Since becoming the Royal Blues' youngest ever debutant in January 2011, there has been no turning back for a player who, on Matchday 33, broke through the 100-appearance barrier in Germany's top flight.
Young, but well-known
At the age of 20 and 225 days, he is now the youngest player ever to rack up so many presences in the Bundesliga, having already played his 100th game in all competitions at the tender age of 19, two years on from his Schalke debut on 15 January 2011. In that brief but productive period, Draxler has become one of the Bundesliga's most familiar faces.
His first goal - on 1 April 2011 - made him the league's youngest ever scorer. A further 25 efforts have followed in all competitions since (a total of 14 in the Bundesliga), with few more important perhaps than this season's UEFA Champions League play-off strike that secured the Royal Blues their place in Europe's elite club competition at Greek outfit PAOK's expense.
Fast forward nine months, and there would arguably be no better time for him to repeat the trick and end a current league goalscoring drought than on Matchday 34. Draxler has not found the net in 1213 minutes of Bundesliga fare, a run of 15 games, but after starting the season off with such a priceless hit, the Germany international is now in a position to round off Schalke's season with a similarly invaluable goal this Saturday.

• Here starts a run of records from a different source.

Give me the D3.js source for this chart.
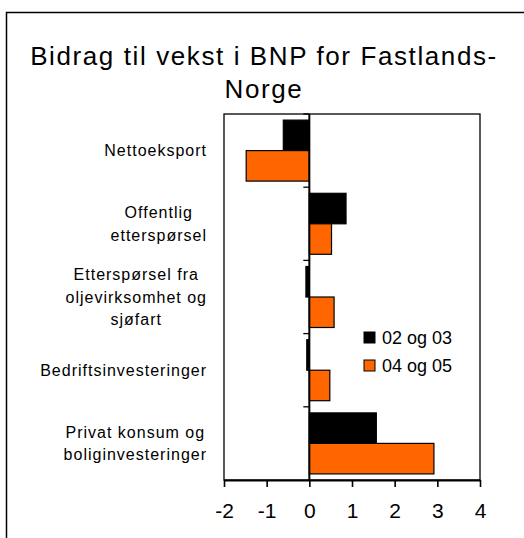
<!DOCTYPE html>
<html>
<head>
<meta charset="utf-8">
<script src="https://cdn.jsdelivr.net/npm/d3@7"></script>
<style>
  body { margin: 0; background: #fff; }
  svg text { font-family: "Liberation Sans", Arial, sans-serif; fill: #000; }
</style>
</head>
<body>
<div id="chart"></div>
<script>
// categories top to bottom, each label split into lines
var categories = [
    ["Nettoeksport"],
    ["Offentlig", "etterspørsel"],
    ["Etterspørsel fra", "oljevirksomhet og", "sjøfart"],
    ["Bedriftsinvesteringer"],
    ["Privat konsum og", "boliginvesteringer"]
];
var series = ["02 og 03", "04 og 05"];
var values0203 = [-0.61, 0.86, -0.08, -0.06, 1.57];
var values0405 = [-1.48, 0.52, 0.58, 0.48, 2.92];
var xTicks = [-2, -1, 0, 1, 2, 3, 4];

var colors = d3.scaleOrdinal().domain(series).range(["#000000", "#ff6600"]);

var width = 524, height = 538;
var plot = {left: 224, right: 480, top: 114, bottom: 480};

var svg = d3.select("#chart").append("svg")
    .attr("width", width)
    .attr("height", height);

// outer frame (runs off the right and bottom edge)
svg.append("rect")
    .attr("x", 6.5).attr("y", 12.5)
    .attr("width", 540).attr("height", 560)
    .attr("fill", "none")
    .attr("stroke", "#000")
    .attr("stroke-width", 1.5);

// title
var title = svg.append("text")
    .attr("text-anchor", "middle")
    .style("font-size", "26px")
    .style("letter-spacing", "1.6px");
title.append("tspan").attr("x", 264).attr("y", 65).text("Bidrag til vekst i BNP for Fastlands-");
title.append("tspan").attr("x", 264).attr("y", 97.5).text("Norge");

// scales
var xScale = d3.scaleLinear()
    .domain([-2, 4])
    .range([plot.left, plot.right]);

var yScale = d3.scaleBand()
    .domain(d3.range(categories.length))
    .range([plot.top, plot.bottom]);

var ySub = d3.scaleBand()
    .domain(series)
    .range([0, yScale.bandwidth()])
    .paddingInner(0)
    .paddingOuter(0.2);

// plot frame
svg.append("rect")
    .attr("x", plot.left).attr("y", plot.top)
    .attr("width", plot.right - plot.left)
    .attr("height", plot.bottom - plot.top)
    .attr("fill", "none")
    .attr("stroke", "#000")
    .attr("stroke-width", 1.3);

// bars
var rows = categories.map(function(c, i) {
    return [{s: series[0], v: values0203[i], i: i}, {s: series[1], v: values0405[i], i: i}];
});

svg.selectAll(".row")
    .data(rows)
    .enter().append("g")
    .attr("class", "row")
    .selectAll("rect")
    .data(function(d) { return d; })
    .enter().append("rect")
    .attr("x", function(d) { return xScale(Math.min(0, d.v)); })
    .attr("width", function(d) { return Math.abs(xScale(d.v) - xScale(0)); })
    .attr("y", function(d) { return yScale(d.i) + ySub(d.s); })
    .attr("height", ySub.bandwidth())
    .attr("fill", function(d) { return colors(d.s); })
    .attr("stroke", "#000")
    .attr("stroke-width", 1.2);

// x axis
var xAxis = svg.append("g")
    .attr("transform", "translate(0," + plot.bottom + ")")
    .call(d3.axisBottom(xScale).tickValues(xTicks).tickSize(7).tickSizeOuter(0)
        .tickFormat(function(d) { return String(d); }));
xAxis.select(".domain").attr("stroke-width", 2);
xAxis.selectAll(".tick line").attr("stroke-width", 1.6);
xAxis.selectAll(".tick text")
    .attr("y", 23)
    .style("font-size", "21px")
    .attr("font-family", null);

// category axis on zero line
var catAxis = svg.append("g")
    .attr("transform", "translate(" + xScale(0) + ",0)");
catAxis.append("line")
    .attr("x1", 0).attr("x2", 0)
    .attr("y1", plot.top).attr("y2", plot.bottom)
    .attr("stroke", "#000").attr("stroke-width", 2);
catAxis.selectAll(".cat-tick")
    .data(d3.range(categories.length))
    .enter().append("line")
    .attr("class", "cat-tick")
    .attr("x1", -6).attr("x2", 0)
    .attr("y1", function(i) { return yScale(i); })
    .attr("y2", function(i) { return yScale(i); })
    .attr("stroke", "#000").attr("stroke-width", 1.3);

// category labels: centred lines, block right aligned
var labelRight = 207, lineH = 22.5;
categories.forEach(function(lines, i) {
    var g = svg.append("g");
    var texts = lines.map(function(l, k) {
        return g.append("text")
            .attr("text-anchor", "middle")
            .style("font-size", "16px")
            .style("letter-spacing", "1px")
            .attr("y", yScale(i) + yScale.bandwidth() / 2 + 5.5 + (k - (lines.length - 1) / 2) * lineH)
            .text(l);
    });
    var maxW = d3.max(texts, function(t) { return t.node().getComputedTextLength(); });
    texts.forEach(function(t) { t.attr("x", labelRight - maxW / 2); });
});

// legend
var legend = svg.selectAll(".legend")
    .data(series)
    .enter().append("g")
    .attr("class", "legend")
    .attr("transform", function(d, i) { return "translate(364," + (332 + i * 28) + ")"; });
legend.append("rect")
    .attr("width", 11).attr("height", 11)
    .attr("fill", function(d) { return colors(d); })
    .attr("stroke", "#000").attr("stroke-width", 1);
legend.append("text")
    .attr("x", 18).attr("y", 12)
    .style("font-size", "18px")
    .text(function(d) { return d; });
</script>
</body>
</html>
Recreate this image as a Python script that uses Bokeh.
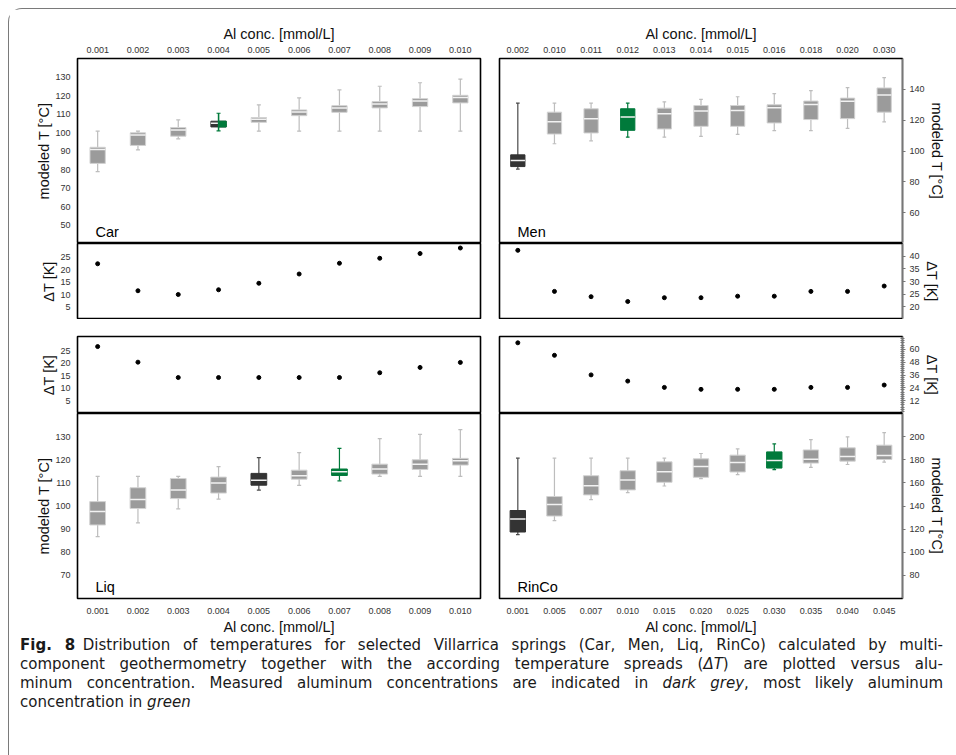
from bokeh.plotting import figure
from bokeh.models import FactorRange, Range1d, FixedTicker, Label, ColumnDataSource, Div
from bokeh.transform import dodge
from bokeh.layouts import column, row
from bokeh.embed import file_html
from bokeh.resources import INLINE

# ---------------- data ----------------
car_al = ["0.001", "0.002", "0.003", "0.004", "0.005", "0.006", "0.007", "0.008", "0.009", "0.010"]
car_whi = [100.7, 100.7, 106.8, 110.4, 114.9, 118.7, 123.0, 125.0, 126.9, 128.9]
car_q3 = [92.0, 99.8, 102.7, 106.1, 108.1, 112.2, 114.5, 116.7, 118.3, 120.1]
car_med = [90.8, 98.7, 101.4, 105.0, 107.2, 111.1, 113.3, 115.4, 117.0, 118.9]
car_q1 = [83.3, 93.0, 98.0, 103.0, 105.5, 109.1, 110.9, 113.3, 114.0, 116.0]
car_wlo = [78.8, 90.6, 96.6, 100.9, 100.7, 100.7, 100.7, 100.7, 100.7, 100.7]
car_dt = [22.3, 11.5, 10.0, 11.9, 14.5, 18.2, 22.5, 24.5, 26.4, 28.6]
car_measured, car_likely = "0.004", "0.004"

men_al = ["0.002", "0.010", "0.011", "0.012", "0.013", "0.014", "0.015", "0.016", "0.018", "0.020", "0.030"]
men_whi = [131.1, 131.1, 131.1, 131.1, 131.9, 133.5, 135.2, 137.2, 139.1, 141.1, 147.6]
men_q3 = [97.5, 125.2, 127.4, 127.4, 127.8, 129.5, 129.5, 130.0, 132.4, 134.3, 140.9]
men_med = [93.8, 118.9, 121.0, 122.1, 124.1, 126.0, 126.3, 128.0, 130.2, 132.2, 136.3]
men_q1 = [89.9, 111.0, 111.7, 113.4, 114.3, 116.0, 116.0, 118.2, 120.4, 121.0, 125.2]
men_wlo = [88.3, 104.7, 106.6, 109.0, 109.0, 109.5, 110.8, 113.2, 113.2, 114.7, 118.9]
men_dt = [42.3, 26.1, 24.0, 22.1, 23.6, 23.6, 24.2, 24.2, 26.1, 26.1, 28.2]
men_measured, men_likely = "0.002", "0.012"

liq_al = ["0.001", "0.002", "0.003", "0.004", "0.005", "0.006", "0.007", "0.008", "0.009", "0.010"]
liq_whi = [112.8, 112.8, 112.8, 117.0, 120.9, 123.1, 124.9, 129.1, 131.0, 133.0]
liq_q3 = [101.9, 107.9, 111.9, 112.5, 114.1, 115.5, 116.0, 118.1, 120.0, 120.6]
liq_med = [97.6, 102.8, 106.9, 109.9, 111.1, 113.1, 114.8, 116.0, 118.1, 119.6]
liq_q1 = [91.8, 98.9, 103.2, 105.6, 109.0, 111.6, 113.2, 113.8, 115.8, 117.7]
liq_wlo = [86.8, 92.7, 98.8, 103.0, 106.9, 108.9, 110.9, 112.8, 112.8, 112.8]
liq_dt = [26.6, 20.4, 14.3, 14.3, 14.3, 14.3, 14.3, 16.2, 18.3, 20.3]
liq_measured, liq_likely = "0.005", "0.007"

rin_al = ["0.001", "0.005", "0.007", "0.010", "0.015", "0.020", "0.025", "0.030", "0.035", "0.040", "0.045"]
rin_whi = [181.4, 181.4, 181.4, 181.4, 181.4, 185.4, 189.4, 193.7, 197.4, 199.7, 203.4]
rin_q3 = [136.1, 148.2, 166.2, 170.5, 178.2, 180.8, 184.0, 186.8, 188.5, 190.3, 192.6]
rin_med = [128.7, 141.3, 157.6, 162.5, 169.6, 174.2, 177.7, 179.4, 180.5, 182.8, 183.7]
rin_q1 = [117.5, 131.3, 149.6, 153.9, 160.5, 164.8, 169.4, 172.8, 177.1, 178.8, 180.2]
rin_wlo = [115.2, 127.3, 145.6, 151.6, 157.3, 163.6, 167.1, 171.4, 173.4, 175.9, 177.9]
rin_dt = [66.1, 54.4, 36.1, 30.3, 24.4, 22.6, 22.6, 22.6, 24.4, 24.4, 26.6]
rin_measured, rin_likely = "0.001", "0.030"

car_ticks = [50, 60, 70, 80, 90, 100, 110, 120, 130]
men_ticks = [60, 80, 100, 120, 140]
liq_ticks = [70, 80, 90, 100, 110, 120, 130]
rin_ticks = [80, 100, 120, 140, 160, 180, 200]
dcar_ticks = [5, 10, 15, 20, 25]
dmen_ticks = [20, 25, 30, 35, 40]
dliq_ticks = [5, 10, 15, 20, 25]
drin_ticks = [12, 24, 36, 48, 60]

XLABEL = "Al conc. [mmol/L]"
TLABEL = "modeled T [°C]"
DLABEL = "ΔT [K]"

# ---------------- style ----------------
GREY = "#9b9b9b"
EDGE = "#d2d2d2"
WHISK = "#bdbdbd"
DARK = "#333333"
DARKW = "#4a4a4a"
GREEN = "#007a3b"
FONT = "Liberation Sans"

LW, RW = 480, 465
LB = dict(l=68, r=9)
RB = dict(l=10, r=52)


def style_axes(p):
    for ax in p.axis:
        ax.major_label_text_font = FONT
        ax.major_label_text_font_size = "9px"
        ax.major_label_text_color = "#333333"
        ax.axis_label_text_font = FONT
        ax.axis_label_text_font_size = "14.5px"
        ax.axis_label_text_font_style = "normal"
        ax.axis_label_text_color = "#111111"
        ax.minor_tick_line_color = None
        ax.minor_tick_out = 0
        ax.minor_tick_in = 0


def make_fig(cats, yr, width, height, b, top, bottom, xloc, yloc):
    p = figure(width=width, height=height,
               x_range=FactorRange(factors=cats, range_padding=0),
               y_range=Range1d(*yr),
               x_axis_location=xloc, y_axis_location=yloc,
               output_backend="svg", toolbar_location=None,
               min_border_left=b["l"], min_border_right=b["r"],
               min_border_top=top, min_border_bottom=bottom)
    p.xgrid.visible = False
    p.ygrid.visible = False
    p.outline_line_color = "black"
    p.outline_line_width = 1.6
    p.outline_line_alpha = 1
    p.background_fill_color = "white"
    p.border_fill_color = "white"
    style_axes(p)
    if xloc is not None:
        p.xaxis.axis_line_color = None
        p.xaxis.major_tick_line_color = None
        p.xaxis.major_tick_out = 0
        p.xaxis.major_tick_in = 0
        p.xaxis.major_label_standoff = 6 if xloc == "above" else 9
        p.xaxis.axis_label_standoff = 2
        p.xaxis.axis_label = XLABEL
    if yloc == "left":
        p.yaxis.axis_line_color = None
        p.yaxis.major_tick_line_color = None
        p.yaxis.major_tick_out = 0
        p.yaxis.major_tick_in = 0
        p.yaxis.major_label_standoff = 7
        p.yaxis.axis_label_standoff = 0
    else:
        p.yaxis.axis_line_color = "#777777"
        p.yaxis.major_tick_line_color = "#777777"
        p.yaxis.major_tick_out = 3
        p.yaxis.major_tick_in = 0
        p.yaxis.major_label_standoff = 4
        p.yaxis.axis_label_standoff = 1
    return p


def add_boxes(p, cats, wlo, q1, med, q3, whi, measured, likely, w):
    fill = [DARK if c == measured else (GREEN if c == likely else GREY) for c in cats]
    edge = [DARK if c == measured else (GREEN if c == likely else EDGE) for c in cats]
    wcol = [GREEN if c == likely else (DARKW if c == measured else WHISK) for c in cats]
    src = ColumnDataSource(dict(x=cats, lo=wlo, q1=q1, med=med, q3=q3, hi=whi,
                                fill=fill, edge=edge, wcol=wcol))
    cw = 0.1
    p.segment(x0="x", y0="lo", x1="x", y1="hi", line_color="wcol", line_width=1.2, source=src)
    p.segment(x0=dodge("x", -cw / 2, range=p.x_range), y0="hi",
              x1=dodge("x", cw / 2, range=p.x_range), y1="hi",
              line_color="wcol", line_width=1.2, source=src)
    p.segment(x0=dodge("x", -cw / 2, range=p.x_range), y0="lo",
              x1=dodge("x", cw / 2, range=p.x_range), y1="lo",
              line_color="wcol", line_width=1.2, source=src)
    p.vbar(x="x", bottom="q1", top="q3", width=w, fill_color="fill",
           line_color="edge", line_width=1, source=src)
    p.segment(x0=dodge("x", -w / 2, range=p.x_range), y0="med",
              x1=dodge("x", w / 2, range=p.x_range), y1="med",
              line_color="#f2f2f2", line_width=1.5, source=src)
    if measured == likely:
        i = cats.index(likely)
        s2 = ColumnDataSource(dict(x=[cats[i]], lo=[wlo[i]], q1=[q1[i]], q3=[q3[i]], hi=[whi[i]]))
        p.vbar(x=dodge("x", w / 4, range=p.x_range), bottom="q1", top="q3", width=w / 2,
               fill_color=GREEN, line_color=GREEN, line_width=1, source=s2)
        p.segment(x0="x", y0="lo", x1="x", y1="hi", line_color=GREEN, line_width=1.4, source=s2)


def add_name(p, text, y0):
    p.add_layout(Label(x=0, y=y0, x_offset=18, y_offset=4, text=text,
                       text_font=FONT, text_font_size="14.5px", text_color="black",
                       text_baseline="bottom"))


# ---------------- row 1: Car / Men ----------------
f_car = make_fig(car_al, (40, 140), LW, 234, LB, 49, 0, "above", "left")
f_car.yaxis.axis_label = TLABEL
f_car.yaxis.ticker = FixedTicker(ticks=car_ticks)
add_boxes(f_car, car_al, car_wlo, car_q1, car_med, car_q3, car_whi, car_measured, car_likely, 0.38)
add_name(f_car, "Car", 40)

f_men = make_fig(men_al, (40, 160), RW, 234, RB, 49, 0, "above", "right")
f_men.yaxis.axis_label = TLABEL
f_men.yaxis.ticker = FixedTicker(ticks=men_ticks)
add_boxes(f_men, men_al, men_wlo, men_q1, men_med, men_q3, men_whi, men_measured, men_likely, 0.39)
add_name(f_men, "Men", 40)

# ---------------- row 2: delta Car / Men ----------------
f_dcar = make_fig(car_al, (0, 30.4), LW, 76, LB, 0, 0, None, "left")
f_dcar.yaxis.axis_label = DLABEL
f_dcar.yaxis.ticker = FixedTicker(ticks=dcar_ticks)
f_dcar.scatter(x=car_al, y=car_dt, size=4, color="black")

f_dmen = make_fig(men_al, (15, 45), RW, 76, RB, 0, 0, None, "right")
f_dmen.yaxis.axis_label = DLABEL
f_dmen.yaxis.ticker = FixedTicker(ticks=dmen_ticks)
f_dmen.scatter(x=men_al, y=men_dt, size=4, color="black")

# ---------------- row 3: delta Liq / RinCo ----------------
f_dliq = make_fig(liq_al, (0, 30.6), LW, 94, LB, 17, 0, None, "left")
f_dliq.yaxis.axis_label = DLABEL
f_dliq.yaxis.ticker = FixedTicker(ticks=dliq_ticks)
f_dliq.scatter(x=liq_al, y=liq_dt, size=4, color="black")

f_drin = make_fig(rin_al, (0, 72), RW, 94, RB, 17, 0, None, "right")
f_drin.yaxis.axis_label = DLABEL
f_drin.yaxis.ticker = FixedTicker(ticks=drin_ticks, minor_ticks=list(range(2, 72, 2)))
f_drin.yaxis.minor_tick_line_color = "#777777"
f_drin.yaxis.minor_tick_out = 2
f_drin.yaxis.minor_tick_in = 2
f_drin.scatter(x=rin_al, y=rin_dt, size=4, color="black")

# ---------------- row 4: Liq / RinCo ----------------
f_liq = make_fig(liq_al, (60, 140), LW, 225, LB, 0, 40, "below", "left")
f_liq.yaxis.axis_label = TLABEL
f_liq.yaxis.ticker = FixedTicker(ticks=liq_ticks)
add_boxes(f_liq, liq_al, liq_wlo, liq_q1, liq_med, liq_q3, liq_whi, liq_measured, liq_likely, 0.39)
add_name(f_liq, "Liq", 60)

f_rin = make_fig(rin_al, (60, 220), RW, 225, RB, 0, 40, "below", "right")
f_rin.yaxis.axis_label = TLABEL
f_rin.yaxis.ticker = FixedTicker(ticks=rin_ticks)
add_boxes(f_rin, rin_al, rin_wlo, rin_q1, rin_med, rin_q3, rin_whi, rin_measured, rin_likely, 0.42)
add_name(f_rin, "RinCo", 60)

# ---------------- caption ----------------
line_style = "text-align:justify;text-align-last:justify;margin:0;padding:0;"
caption_html = (
    "<div style=\"font-family:'DejaVu Sans';font-size:15px;line-height:19px;"
    "color:#1a1a1a;width:929px;padding-left:6px;margin-top:-7px;\">"
    f"<div style=\"{line_style}\"><b>Fig. 8</b>&ensp;Distribution of temperatures for selected "
    "Villarrica springs (Car, Men, Liq, RinCo) calculated by multi-</div>"
    f"<div style=\"{line_style}\">component geothermometry together with the according temperature "
    "spreads (<i>ΔT</i>) are plotted versus alu-</div>"
    f"<div style=\"{line_style}\">minum concentration. Measured aluminum concentrations are indicated "
    "in <i>dark grey</i>, most likely aluminum</div>"
    "<div style=\"margin:0;padding:0;\">concentration in <i>green</i></div>"
    "</div>"
)
caption = Div(text=caption_html, width=945, height=114)

layout = column(
    row(f_car, f_men),
    row(f_dcar, f_dmen),
    row(f_dliq, f_drin),
    row(f_liq, f_rin),
    caption,
    styles={"border-top": "1.5px solid #7a7a7a", "border-left": "1.5px solid #7a7a7a",
            "border-top-left-radius": "14px", "background": "white",
            "margin-left": "8px", "margin-top": "8px"},
)

open("out.html", "w").write(file_html(layout, INLINE))
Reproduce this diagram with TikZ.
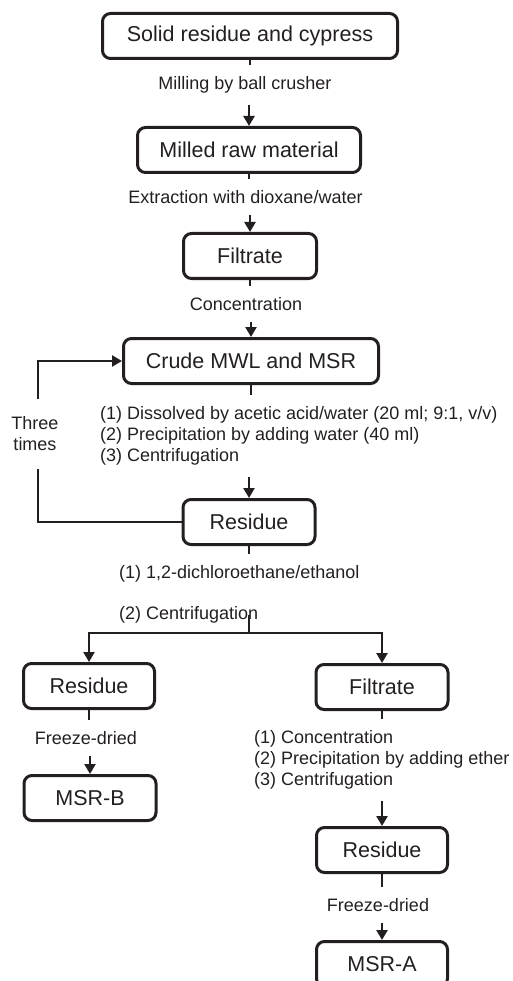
\documentclass[tikz,border=0pt]{standalone}
\usepackage{fontspec}
\setmainfont{Liberation Sans}
\usetikzlibrary{arrows.meta}
\definecolor{ink}{RGB}{35,31,32}

\begin{document}
\begin{tikzpicture}[x=1pt, y=-1pt,
  box/.style={draw=ink, text=ink, rounded corners=8pt, line width=3pt,
    minimum height=45pt, inner sep=0pt, font=\fontsize{21.5}{26}\selectfont},
  note/.style={text=ink, inner xsep=0pt, inner ysep=11pt,
    font=\fontsize{18}{21}\selectfont},
  flow/.style={draw=ink, line width=2.5pt},
  arr/.style={flow, -{Triangle[width=11pt,length=10pt]}}]

% Page size
\clip (0,0) rectangle (512,981);

% Main column
\node[box, minimum width=295pt] (solid) at (250,36) {Solid residue and cypress};
\node[note] (mill) at (245,85) {Milling by ball crusher};
\node[box, minimum width=223pt] (milled) at (249,150) {Milled raw material};
\node[note] (extr) at (245.5,197) {Extraction with dioxane/water};
\node[box, minimum width=133pt] (filt) at (250,256) {Filtrate};
\node[note] (conc) at (246,304) {Concentration};
\node[box, minimum width=255pt] (crude) at (251,361) {Crude MWL and MSR};
\node[note, align=left, anchor=west] (wash) at (100,436)
  {(1) Dissolved by acetic acid/water (20 ml; 9:1, v/v)\\
   (2) Precipitation by adding water (40 ml)\\
   (3) Centrifugation};
\node[box, minimum width=132pt] (res) at (249,522) {Residue};
\node[note, inner ysep=18pt, align=center] (times) at (35,434) {Three\\times};
\node[note, anchor=west] (solv) at (119,574) {(1) 1,2-dichloroethane/ethanol};
\node[note, anchor=west] (cent) at (119,615) {(2) Centrifugation};

% Left branch
\node[box, minimum width=131pt] (resB) at (89,686) {Residue};
\node[note] (dryB) at (86,738) {Freeze-dried};
\node[box, minimum width=132pt] (msrB) at (90,798) {MSR-B};

% Right branch
\node[box, minimum width=132pt] (filtA) at (382,687) {Filtrate};
\node[note, align=left, anchor=west] (prec) at (254,760)
  {(1) Concentration\\
   (2) Precipitation by adding ether\\
   (3) Centrifugation};
\node[box, minimum width=131pt] (resA) at (382,850) {Residue};
\node[note] (dryA) at (378,905) {Freeze-dried};
\node[box, minimum width=131pt] (msrA) at (382,964) {MSR-A};

% Steps: stub, text, arrow
\foreach \a/\t/\b in {solid/mill/milled, milled/extr/filt, filt/conc/crude,
    crude/wash/res, resB/dryB/msrB, filtA/prec/resA, resA/dryA/msrA} {
  \draw[flow] (\a) -- (\a |- \t.north);
  \draw[arr] (\b |- \t.south) -- (\b);
}

% Repeat loop
\coordinate (back) at (38,522);
\draw[flow] (res) -- (back) -- (back |- times.south);
\draw[arr] (back |- times.north) |- (crude);

% Split into residue and filtrate
\coordinate (split) at (249,633);
\draw[flow] (res) -- (res |- solv.north);
\draw[flow] (split |- cent.center) -- (split);
\draw[arr] (split) -| (resB);
\draw[arr] (split) -| (filtA);

\end{tikzpicture}
\end{document}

The Gelsenkirchen club need just to avoid defeat against relegation-threatened 1. FC Nürnberg at the weekend to clinch their place in the group stage of next year's Champions League, and avoid the need for a nail-biting play-off like last term. However, when you have Draxler in your side, such a prospect is no longer so formidable.
Changing his game
"What we need from him is that special something, which he no doubt has," said his coach Jens Keller on the subject of the German hotshot's recent dip in form. "He's changed his game, which is right, and he continues to have top values in terms of distance covered, but his creative momentum has fallen by the wayside a little. I've told him he mustn't neglect his footballing skills. He's been lacking courage in decisive situations. I've shown him some videos and he sees things the same way."
Far from kicking a man when he's down, Keller just wanted to remind Draxler of exactly what has made him such a big name, and why the expectations atop his ever-maturing shoulders have grown exponentially in such a short space of time. Schalke and Germany's youngest Champions League goalscorer, the Royal Blues' top assist provider (six in 2013/14) and a first-team regular of three years: he may have already achieved a lot, but there is still plenty more to come.